Copy exactly, and only, the lines between the start of the entries below and the line containing "import plotly.graph_objects as go", both inclusive. Omit pictures.

### DATA FOR PROCESSING
-- -- --

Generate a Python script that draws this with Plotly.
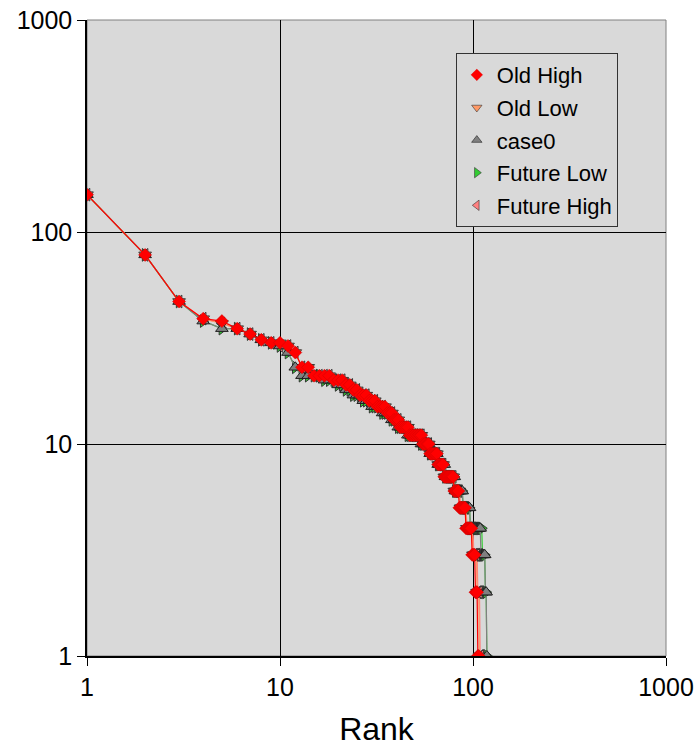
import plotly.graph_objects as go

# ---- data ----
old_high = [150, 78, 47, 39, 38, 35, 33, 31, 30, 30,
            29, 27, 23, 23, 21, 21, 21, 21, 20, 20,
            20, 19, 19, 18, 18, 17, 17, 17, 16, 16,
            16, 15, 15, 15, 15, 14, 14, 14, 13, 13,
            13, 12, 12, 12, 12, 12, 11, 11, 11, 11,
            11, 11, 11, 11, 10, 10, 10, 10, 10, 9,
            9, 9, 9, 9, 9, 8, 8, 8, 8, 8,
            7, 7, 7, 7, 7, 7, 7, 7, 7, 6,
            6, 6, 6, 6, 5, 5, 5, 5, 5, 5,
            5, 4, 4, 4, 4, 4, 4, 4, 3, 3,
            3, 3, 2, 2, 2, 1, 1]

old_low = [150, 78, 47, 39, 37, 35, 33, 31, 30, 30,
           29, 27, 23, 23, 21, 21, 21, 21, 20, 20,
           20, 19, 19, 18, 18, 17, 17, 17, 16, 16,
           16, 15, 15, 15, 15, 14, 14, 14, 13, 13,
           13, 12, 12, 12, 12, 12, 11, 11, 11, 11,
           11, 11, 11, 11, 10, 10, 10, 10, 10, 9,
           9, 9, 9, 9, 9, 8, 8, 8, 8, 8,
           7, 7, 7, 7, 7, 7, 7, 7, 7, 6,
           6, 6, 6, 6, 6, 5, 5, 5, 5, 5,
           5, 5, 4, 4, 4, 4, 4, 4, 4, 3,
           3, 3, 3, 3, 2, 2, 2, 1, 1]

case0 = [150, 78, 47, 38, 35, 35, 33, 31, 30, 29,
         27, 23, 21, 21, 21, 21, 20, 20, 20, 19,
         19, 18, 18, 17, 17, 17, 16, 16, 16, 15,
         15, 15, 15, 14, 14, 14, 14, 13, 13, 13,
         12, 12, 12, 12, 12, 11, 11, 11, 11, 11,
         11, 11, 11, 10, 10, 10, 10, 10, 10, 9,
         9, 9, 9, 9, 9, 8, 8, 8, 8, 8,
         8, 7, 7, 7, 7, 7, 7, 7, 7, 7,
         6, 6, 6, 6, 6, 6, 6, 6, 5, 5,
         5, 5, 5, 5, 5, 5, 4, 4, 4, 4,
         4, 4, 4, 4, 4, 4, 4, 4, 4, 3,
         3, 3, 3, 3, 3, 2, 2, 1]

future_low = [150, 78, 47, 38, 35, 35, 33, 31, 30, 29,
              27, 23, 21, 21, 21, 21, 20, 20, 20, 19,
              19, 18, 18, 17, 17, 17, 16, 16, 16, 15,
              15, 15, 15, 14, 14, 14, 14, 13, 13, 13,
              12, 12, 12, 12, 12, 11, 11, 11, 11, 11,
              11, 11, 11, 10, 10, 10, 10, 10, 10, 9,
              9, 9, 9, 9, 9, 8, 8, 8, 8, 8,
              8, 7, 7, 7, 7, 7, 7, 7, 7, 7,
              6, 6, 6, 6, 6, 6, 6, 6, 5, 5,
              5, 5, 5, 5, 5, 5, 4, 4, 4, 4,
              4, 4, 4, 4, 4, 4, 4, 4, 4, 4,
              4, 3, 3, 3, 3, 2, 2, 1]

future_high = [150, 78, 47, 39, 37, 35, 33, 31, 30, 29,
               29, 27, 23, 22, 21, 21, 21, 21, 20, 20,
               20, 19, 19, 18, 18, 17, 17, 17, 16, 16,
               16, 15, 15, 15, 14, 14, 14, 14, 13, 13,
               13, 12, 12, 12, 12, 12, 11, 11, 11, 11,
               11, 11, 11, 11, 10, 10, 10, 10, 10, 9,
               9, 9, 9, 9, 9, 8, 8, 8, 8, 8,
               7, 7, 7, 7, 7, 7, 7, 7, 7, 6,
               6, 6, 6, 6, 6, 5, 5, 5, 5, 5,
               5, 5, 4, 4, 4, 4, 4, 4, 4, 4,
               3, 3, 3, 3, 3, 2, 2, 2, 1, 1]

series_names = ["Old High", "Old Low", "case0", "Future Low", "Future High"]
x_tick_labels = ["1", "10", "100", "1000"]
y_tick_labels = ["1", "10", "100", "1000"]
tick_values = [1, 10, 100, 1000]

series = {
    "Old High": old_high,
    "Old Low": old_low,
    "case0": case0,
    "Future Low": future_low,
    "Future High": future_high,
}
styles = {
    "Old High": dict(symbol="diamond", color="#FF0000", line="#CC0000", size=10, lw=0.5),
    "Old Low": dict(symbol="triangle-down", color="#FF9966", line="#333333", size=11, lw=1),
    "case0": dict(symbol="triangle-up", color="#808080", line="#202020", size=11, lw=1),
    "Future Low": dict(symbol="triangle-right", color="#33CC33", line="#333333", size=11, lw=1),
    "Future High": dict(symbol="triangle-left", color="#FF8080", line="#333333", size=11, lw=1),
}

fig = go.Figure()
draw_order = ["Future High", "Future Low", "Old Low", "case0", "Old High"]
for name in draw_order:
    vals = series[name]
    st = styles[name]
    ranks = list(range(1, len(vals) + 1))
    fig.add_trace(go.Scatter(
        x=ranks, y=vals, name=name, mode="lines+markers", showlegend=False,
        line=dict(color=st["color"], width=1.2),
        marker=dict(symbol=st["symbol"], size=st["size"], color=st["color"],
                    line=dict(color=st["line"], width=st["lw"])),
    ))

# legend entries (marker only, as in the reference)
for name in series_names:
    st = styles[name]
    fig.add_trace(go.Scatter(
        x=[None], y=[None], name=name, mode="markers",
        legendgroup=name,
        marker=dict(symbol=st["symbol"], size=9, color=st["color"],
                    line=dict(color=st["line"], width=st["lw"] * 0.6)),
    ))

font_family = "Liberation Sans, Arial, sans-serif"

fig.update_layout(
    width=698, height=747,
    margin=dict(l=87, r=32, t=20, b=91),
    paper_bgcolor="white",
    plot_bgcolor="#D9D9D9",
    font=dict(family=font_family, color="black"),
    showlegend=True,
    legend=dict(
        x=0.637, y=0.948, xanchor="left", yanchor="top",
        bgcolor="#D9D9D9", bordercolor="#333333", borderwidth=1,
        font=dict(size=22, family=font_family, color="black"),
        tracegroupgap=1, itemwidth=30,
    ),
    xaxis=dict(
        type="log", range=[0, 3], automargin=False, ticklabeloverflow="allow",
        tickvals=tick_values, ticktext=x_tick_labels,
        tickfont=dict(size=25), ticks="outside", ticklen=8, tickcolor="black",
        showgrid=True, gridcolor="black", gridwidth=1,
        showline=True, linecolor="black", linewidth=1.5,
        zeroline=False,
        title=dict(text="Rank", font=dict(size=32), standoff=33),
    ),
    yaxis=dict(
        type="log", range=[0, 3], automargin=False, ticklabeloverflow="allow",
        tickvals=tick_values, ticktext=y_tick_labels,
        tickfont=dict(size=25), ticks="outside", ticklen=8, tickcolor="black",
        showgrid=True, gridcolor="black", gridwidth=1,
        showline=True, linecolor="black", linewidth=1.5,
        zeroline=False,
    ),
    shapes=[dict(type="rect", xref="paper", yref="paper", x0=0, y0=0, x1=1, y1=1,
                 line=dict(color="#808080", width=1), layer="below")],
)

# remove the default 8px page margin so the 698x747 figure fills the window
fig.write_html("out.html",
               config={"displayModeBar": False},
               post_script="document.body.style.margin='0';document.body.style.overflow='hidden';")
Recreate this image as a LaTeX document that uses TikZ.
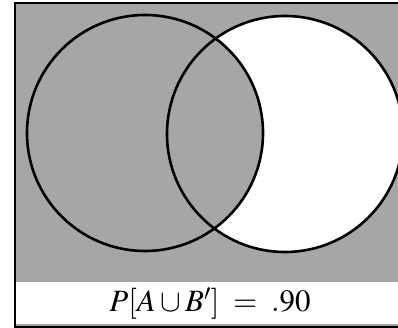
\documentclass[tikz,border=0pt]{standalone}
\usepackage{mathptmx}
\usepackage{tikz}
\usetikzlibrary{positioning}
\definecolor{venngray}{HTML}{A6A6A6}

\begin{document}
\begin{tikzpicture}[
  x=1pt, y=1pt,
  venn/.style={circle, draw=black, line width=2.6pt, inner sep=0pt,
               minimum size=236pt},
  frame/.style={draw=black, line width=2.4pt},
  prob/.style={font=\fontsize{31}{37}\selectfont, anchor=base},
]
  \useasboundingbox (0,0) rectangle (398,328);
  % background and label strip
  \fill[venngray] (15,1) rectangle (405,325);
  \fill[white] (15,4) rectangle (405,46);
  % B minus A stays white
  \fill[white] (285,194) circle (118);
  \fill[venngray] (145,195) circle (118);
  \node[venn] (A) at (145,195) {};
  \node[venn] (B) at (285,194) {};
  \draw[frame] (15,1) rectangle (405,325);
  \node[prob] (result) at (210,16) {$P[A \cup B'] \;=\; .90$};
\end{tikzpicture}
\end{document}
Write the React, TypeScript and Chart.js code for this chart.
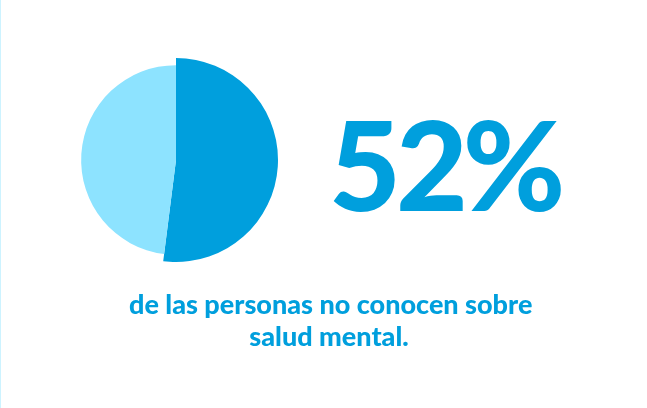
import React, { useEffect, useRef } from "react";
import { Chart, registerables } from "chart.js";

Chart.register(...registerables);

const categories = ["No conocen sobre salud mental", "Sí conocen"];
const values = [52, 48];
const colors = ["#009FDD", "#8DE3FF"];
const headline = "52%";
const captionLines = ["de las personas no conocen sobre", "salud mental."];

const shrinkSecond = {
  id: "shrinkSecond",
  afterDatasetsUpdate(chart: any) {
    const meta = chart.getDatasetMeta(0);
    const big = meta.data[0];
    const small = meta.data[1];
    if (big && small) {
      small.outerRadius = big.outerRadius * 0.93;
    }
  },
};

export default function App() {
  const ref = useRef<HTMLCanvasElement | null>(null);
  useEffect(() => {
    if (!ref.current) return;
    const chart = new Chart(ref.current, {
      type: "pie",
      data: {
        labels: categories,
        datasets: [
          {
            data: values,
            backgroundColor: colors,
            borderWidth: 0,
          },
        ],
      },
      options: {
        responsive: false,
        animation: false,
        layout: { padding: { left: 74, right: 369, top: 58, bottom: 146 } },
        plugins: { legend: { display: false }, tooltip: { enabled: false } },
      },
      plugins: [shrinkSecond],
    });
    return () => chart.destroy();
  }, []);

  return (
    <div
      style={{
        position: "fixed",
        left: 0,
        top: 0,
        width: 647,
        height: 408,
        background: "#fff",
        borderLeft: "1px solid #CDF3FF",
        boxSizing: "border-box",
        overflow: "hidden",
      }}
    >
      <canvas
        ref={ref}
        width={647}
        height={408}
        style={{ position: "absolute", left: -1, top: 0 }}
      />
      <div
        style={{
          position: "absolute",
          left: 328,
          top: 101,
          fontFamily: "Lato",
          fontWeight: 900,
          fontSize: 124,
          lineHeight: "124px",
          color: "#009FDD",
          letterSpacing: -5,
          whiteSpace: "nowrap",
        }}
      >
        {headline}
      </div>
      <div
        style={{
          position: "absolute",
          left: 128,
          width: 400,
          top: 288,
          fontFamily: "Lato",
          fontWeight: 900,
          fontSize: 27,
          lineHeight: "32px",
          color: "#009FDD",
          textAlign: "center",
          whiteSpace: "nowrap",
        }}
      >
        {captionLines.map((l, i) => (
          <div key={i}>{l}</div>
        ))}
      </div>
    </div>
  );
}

-- -- --

### EXPECTED ANSWER
Generate a Python script that draws this with Plotly.
import plotly.graph_objects as go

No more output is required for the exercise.